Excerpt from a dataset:
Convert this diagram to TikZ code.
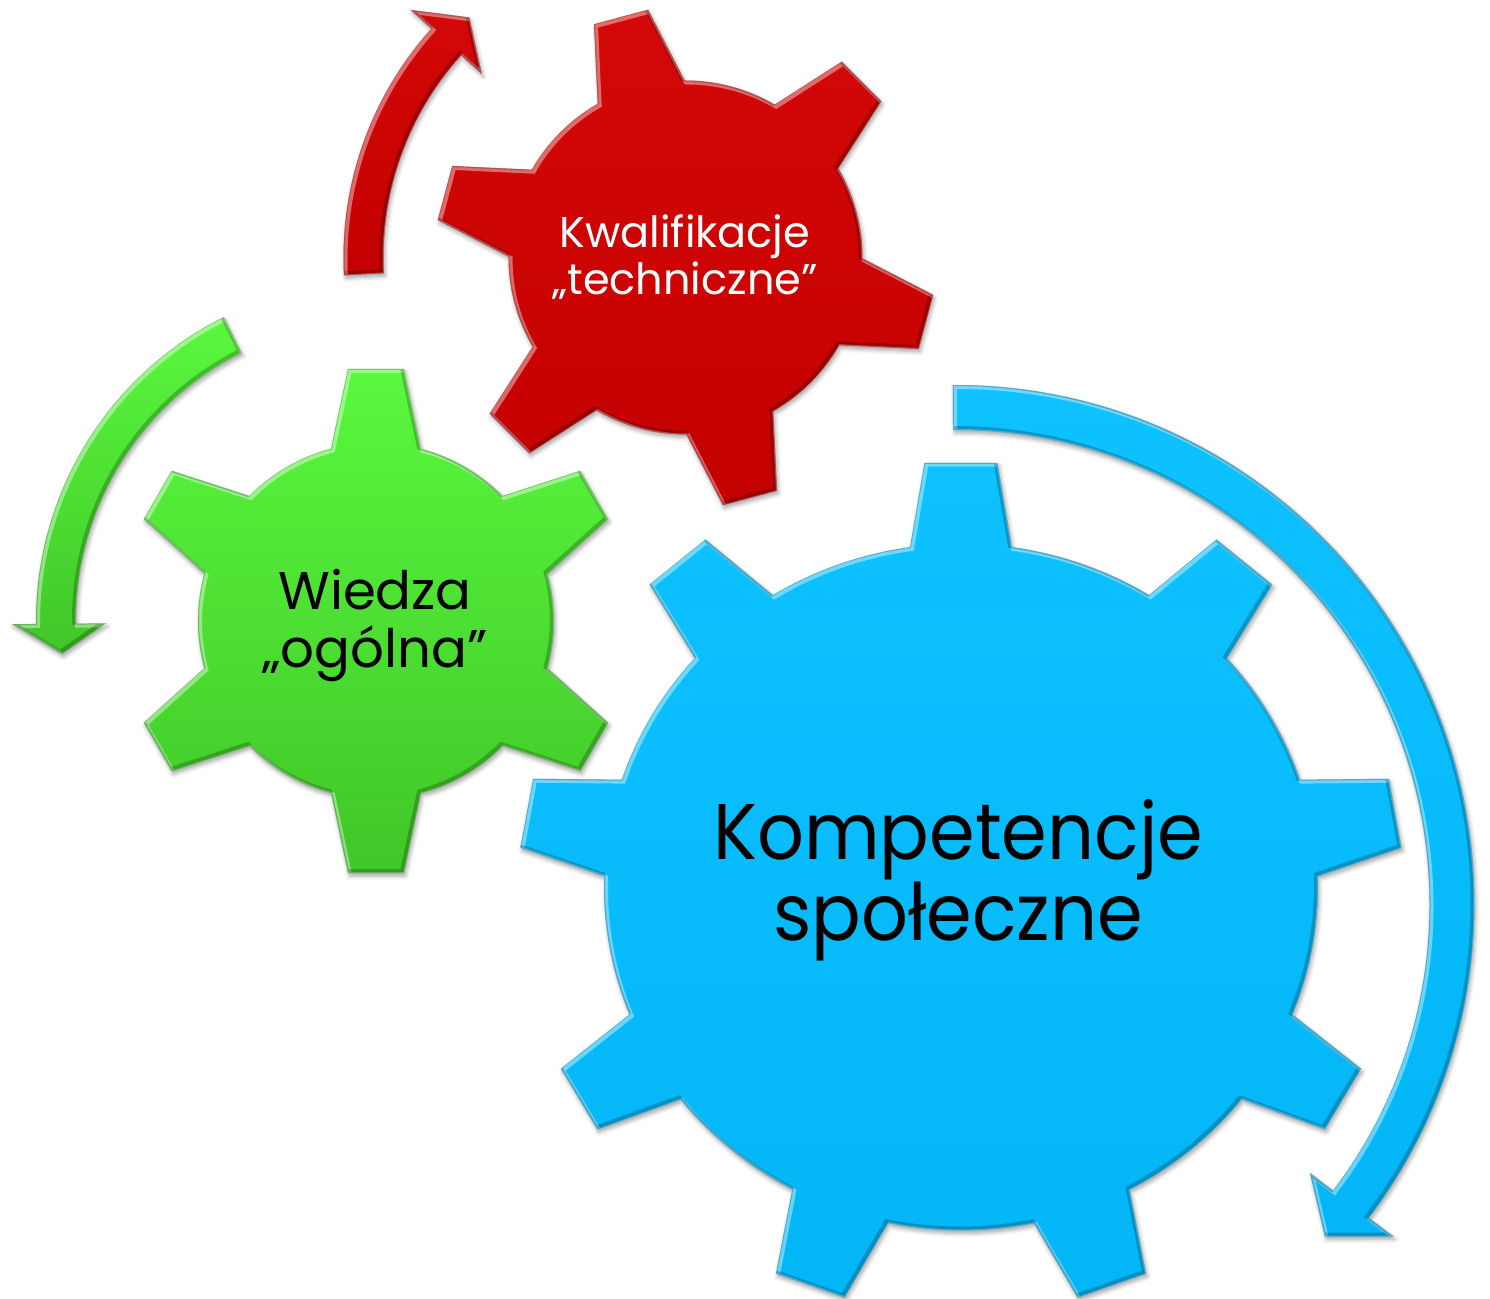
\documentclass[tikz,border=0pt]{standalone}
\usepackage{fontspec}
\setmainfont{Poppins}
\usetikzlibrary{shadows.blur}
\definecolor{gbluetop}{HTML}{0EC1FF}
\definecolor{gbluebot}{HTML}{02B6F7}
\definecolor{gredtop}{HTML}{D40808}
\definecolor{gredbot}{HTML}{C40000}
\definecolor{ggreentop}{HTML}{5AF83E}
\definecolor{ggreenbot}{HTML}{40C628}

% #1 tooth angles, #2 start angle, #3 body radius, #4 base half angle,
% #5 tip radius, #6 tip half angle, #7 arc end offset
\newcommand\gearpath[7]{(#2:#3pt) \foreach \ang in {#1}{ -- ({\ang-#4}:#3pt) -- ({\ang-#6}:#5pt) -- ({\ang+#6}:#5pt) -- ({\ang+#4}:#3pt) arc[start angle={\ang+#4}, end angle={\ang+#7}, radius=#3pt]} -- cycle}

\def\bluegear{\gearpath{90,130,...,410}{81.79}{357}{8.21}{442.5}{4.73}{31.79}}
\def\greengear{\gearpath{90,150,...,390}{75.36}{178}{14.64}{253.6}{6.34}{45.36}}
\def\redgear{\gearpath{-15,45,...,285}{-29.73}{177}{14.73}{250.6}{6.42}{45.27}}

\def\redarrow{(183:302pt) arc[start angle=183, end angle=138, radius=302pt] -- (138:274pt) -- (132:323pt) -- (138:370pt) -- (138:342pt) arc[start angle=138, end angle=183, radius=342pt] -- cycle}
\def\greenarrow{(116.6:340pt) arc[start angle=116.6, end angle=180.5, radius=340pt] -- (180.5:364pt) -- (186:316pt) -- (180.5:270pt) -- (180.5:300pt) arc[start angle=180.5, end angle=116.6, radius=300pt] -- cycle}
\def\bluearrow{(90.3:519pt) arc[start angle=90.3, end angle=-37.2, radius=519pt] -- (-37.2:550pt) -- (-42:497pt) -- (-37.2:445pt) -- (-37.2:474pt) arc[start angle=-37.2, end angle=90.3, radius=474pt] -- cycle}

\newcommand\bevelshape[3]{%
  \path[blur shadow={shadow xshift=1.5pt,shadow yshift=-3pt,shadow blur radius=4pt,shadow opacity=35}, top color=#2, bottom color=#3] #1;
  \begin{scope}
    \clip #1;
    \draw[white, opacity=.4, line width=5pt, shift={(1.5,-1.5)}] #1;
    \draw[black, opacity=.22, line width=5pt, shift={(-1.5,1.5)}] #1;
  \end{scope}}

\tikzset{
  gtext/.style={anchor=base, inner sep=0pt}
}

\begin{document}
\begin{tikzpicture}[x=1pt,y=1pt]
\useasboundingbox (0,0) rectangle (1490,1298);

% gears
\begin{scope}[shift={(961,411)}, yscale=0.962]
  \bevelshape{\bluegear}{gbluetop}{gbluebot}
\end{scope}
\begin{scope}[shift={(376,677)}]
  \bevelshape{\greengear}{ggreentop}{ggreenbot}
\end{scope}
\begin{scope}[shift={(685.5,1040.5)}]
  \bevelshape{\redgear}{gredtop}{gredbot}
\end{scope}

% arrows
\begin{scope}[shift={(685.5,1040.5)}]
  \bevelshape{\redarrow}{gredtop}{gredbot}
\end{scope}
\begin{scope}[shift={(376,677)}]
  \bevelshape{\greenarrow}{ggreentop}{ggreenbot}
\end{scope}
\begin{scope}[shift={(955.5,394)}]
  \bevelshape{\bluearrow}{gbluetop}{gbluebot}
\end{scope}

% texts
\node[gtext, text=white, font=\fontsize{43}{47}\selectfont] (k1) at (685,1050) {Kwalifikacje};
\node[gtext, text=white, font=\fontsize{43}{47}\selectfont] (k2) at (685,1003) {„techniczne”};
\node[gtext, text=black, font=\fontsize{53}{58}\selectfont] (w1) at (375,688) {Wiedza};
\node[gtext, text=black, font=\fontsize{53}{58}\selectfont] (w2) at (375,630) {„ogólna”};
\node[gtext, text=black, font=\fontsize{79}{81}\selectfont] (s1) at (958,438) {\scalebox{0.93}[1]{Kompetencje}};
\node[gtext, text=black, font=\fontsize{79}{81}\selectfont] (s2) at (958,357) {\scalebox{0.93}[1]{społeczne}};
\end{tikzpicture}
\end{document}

* * *

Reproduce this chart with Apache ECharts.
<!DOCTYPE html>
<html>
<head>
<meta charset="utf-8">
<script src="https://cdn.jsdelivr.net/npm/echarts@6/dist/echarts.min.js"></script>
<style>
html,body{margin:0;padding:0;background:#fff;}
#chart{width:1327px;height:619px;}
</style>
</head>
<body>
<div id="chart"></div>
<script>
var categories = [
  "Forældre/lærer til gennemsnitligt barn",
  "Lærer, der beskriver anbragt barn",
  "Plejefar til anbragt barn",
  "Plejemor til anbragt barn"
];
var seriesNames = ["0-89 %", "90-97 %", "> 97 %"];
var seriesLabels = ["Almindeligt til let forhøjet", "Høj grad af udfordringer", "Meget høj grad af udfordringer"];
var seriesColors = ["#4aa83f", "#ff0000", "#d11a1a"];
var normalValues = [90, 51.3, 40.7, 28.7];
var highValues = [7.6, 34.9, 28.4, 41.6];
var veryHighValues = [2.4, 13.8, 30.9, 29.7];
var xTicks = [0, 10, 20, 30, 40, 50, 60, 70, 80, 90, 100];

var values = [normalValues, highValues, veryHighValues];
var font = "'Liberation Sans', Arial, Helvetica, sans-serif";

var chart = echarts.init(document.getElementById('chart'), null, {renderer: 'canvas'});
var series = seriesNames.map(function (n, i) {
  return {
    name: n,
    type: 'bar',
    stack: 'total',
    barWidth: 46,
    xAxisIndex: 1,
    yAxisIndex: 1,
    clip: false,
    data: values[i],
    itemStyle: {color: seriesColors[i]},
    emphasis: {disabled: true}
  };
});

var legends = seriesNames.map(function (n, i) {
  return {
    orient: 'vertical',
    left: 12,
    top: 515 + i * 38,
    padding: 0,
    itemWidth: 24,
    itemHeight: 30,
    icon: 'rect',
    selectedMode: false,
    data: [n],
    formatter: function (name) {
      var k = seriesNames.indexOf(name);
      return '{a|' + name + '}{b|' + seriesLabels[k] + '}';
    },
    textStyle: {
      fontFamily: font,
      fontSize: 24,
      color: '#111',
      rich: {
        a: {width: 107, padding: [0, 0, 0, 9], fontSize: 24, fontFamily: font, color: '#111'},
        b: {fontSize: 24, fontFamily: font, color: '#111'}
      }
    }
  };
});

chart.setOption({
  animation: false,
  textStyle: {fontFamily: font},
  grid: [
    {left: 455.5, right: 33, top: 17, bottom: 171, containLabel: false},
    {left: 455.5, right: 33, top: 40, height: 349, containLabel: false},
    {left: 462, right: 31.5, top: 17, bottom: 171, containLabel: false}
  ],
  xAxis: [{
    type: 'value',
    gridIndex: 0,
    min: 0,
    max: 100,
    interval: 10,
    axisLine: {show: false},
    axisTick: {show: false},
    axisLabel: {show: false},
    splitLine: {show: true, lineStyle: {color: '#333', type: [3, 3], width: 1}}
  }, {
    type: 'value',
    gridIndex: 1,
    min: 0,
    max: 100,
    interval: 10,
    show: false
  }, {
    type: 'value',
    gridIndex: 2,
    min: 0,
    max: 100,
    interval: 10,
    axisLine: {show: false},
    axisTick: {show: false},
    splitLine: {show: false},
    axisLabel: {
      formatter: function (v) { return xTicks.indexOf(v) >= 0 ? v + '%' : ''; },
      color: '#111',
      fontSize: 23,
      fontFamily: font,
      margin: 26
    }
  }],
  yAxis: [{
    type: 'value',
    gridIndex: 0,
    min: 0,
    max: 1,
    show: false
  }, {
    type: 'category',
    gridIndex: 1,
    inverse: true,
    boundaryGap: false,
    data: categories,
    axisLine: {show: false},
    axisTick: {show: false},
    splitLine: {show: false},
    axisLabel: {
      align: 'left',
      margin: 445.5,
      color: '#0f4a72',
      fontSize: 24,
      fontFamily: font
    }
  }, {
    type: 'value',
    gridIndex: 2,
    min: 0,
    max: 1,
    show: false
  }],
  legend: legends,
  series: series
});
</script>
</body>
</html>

* * *

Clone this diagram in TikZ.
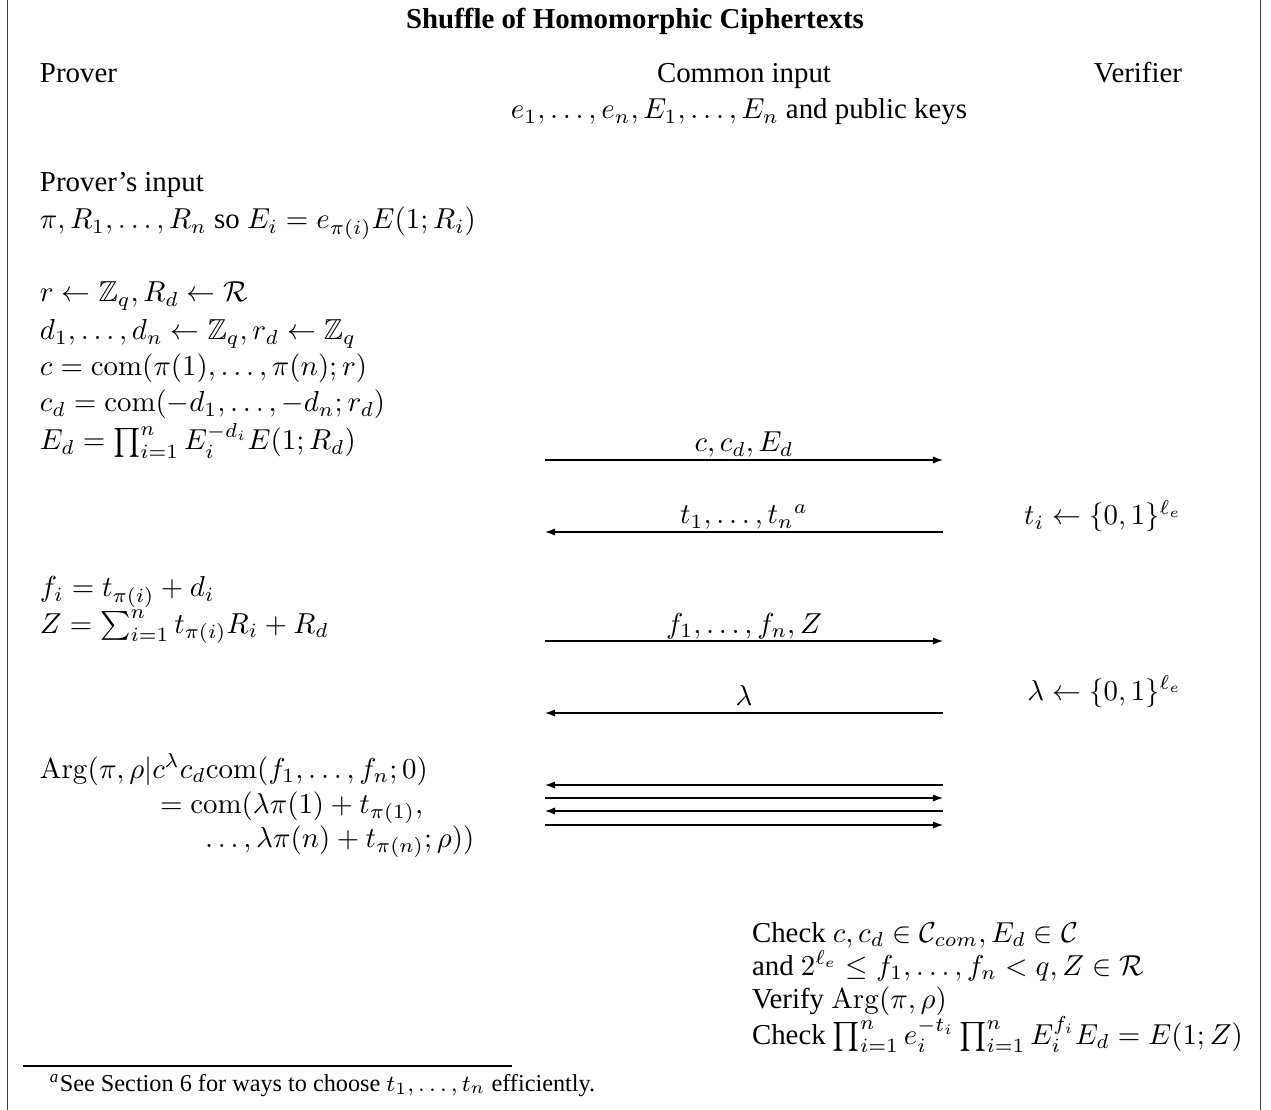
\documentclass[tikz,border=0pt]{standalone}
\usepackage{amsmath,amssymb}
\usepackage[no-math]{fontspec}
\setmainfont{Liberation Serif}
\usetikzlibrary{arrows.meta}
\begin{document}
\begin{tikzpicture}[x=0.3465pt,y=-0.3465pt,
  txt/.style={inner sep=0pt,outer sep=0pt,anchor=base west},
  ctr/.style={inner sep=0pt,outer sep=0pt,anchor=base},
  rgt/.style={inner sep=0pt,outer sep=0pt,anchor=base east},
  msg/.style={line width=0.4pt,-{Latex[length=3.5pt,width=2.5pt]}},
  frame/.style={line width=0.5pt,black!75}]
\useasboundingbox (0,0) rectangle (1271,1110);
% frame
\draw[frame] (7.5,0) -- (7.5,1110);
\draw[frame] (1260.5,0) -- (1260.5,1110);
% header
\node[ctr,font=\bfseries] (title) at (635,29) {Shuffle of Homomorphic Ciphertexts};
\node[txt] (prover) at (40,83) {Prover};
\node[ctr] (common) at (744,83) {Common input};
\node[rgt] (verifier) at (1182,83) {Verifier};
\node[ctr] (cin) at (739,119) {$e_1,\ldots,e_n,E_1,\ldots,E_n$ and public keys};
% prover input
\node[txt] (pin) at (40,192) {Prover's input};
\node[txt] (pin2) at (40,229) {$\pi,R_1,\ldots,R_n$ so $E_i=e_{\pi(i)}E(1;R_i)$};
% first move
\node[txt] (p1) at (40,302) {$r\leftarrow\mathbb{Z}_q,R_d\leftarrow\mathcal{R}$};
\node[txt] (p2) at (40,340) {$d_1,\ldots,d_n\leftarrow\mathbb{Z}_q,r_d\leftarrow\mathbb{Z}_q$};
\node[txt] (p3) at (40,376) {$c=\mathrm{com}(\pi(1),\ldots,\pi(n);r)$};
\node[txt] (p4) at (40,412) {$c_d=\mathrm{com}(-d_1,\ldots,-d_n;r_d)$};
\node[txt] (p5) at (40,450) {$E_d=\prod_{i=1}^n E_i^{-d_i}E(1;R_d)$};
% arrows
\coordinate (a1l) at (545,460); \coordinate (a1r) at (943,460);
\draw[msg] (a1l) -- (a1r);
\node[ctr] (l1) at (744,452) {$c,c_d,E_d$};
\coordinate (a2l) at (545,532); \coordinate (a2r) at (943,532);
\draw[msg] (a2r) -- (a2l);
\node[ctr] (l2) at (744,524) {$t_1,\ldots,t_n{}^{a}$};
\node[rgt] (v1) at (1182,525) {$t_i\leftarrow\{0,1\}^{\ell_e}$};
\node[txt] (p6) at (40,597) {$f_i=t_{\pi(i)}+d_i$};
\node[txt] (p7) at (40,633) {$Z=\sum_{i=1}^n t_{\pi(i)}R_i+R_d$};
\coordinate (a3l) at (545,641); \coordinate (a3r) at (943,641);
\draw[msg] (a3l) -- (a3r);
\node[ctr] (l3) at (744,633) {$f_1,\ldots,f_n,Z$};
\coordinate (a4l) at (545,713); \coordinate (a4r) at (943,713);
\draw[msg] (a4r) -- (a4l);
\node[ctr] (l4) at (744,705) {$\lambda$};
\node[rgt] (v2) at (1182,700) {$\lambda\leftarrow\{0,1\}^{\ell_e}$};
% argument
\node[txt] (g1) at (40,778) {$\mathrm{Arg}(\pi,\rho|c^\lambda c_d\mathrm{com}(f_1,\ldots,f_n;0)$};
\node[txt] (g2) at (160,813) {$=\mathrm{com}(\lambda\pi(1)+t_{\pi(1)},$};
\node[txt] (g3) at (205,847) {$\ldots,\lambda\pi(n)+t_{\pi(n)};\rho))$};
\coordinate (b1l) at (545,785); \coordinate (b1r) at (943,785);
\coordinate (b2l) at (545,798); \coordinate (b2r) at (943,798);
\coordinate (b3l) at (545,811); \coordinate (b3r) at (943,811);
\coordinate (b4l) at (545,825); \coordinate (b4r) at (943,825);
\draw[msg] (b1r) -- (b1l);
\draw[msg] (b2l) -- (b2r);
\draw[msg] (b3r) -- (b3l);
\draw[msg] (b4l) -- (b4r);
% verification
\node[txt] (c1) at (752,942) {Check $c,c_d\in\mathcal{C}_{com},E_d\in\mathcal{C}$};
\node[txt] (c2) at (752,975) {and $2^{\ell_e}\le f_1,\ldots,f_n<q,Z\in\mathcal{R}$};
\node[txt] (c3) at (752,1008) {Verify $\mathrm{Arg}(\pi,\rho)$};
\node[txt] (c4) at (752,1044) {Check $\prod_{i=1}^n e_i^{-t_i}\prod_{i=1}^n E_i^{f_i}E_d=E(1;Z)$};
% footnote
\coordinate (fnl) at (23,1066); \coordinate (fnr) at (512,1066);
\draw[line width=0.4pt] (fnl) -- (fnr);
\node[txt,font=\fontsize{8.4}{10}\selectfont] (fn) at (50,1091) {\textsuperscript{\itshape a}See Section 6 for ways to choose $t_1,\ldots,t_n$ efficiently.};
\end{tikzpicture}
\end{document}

TASK TO COMPLETE
Copy each line of the data above that holds "diagram".

FULL RESPONSE
Convert this diagram to TikZ code.
Clone this diagram in TikZ.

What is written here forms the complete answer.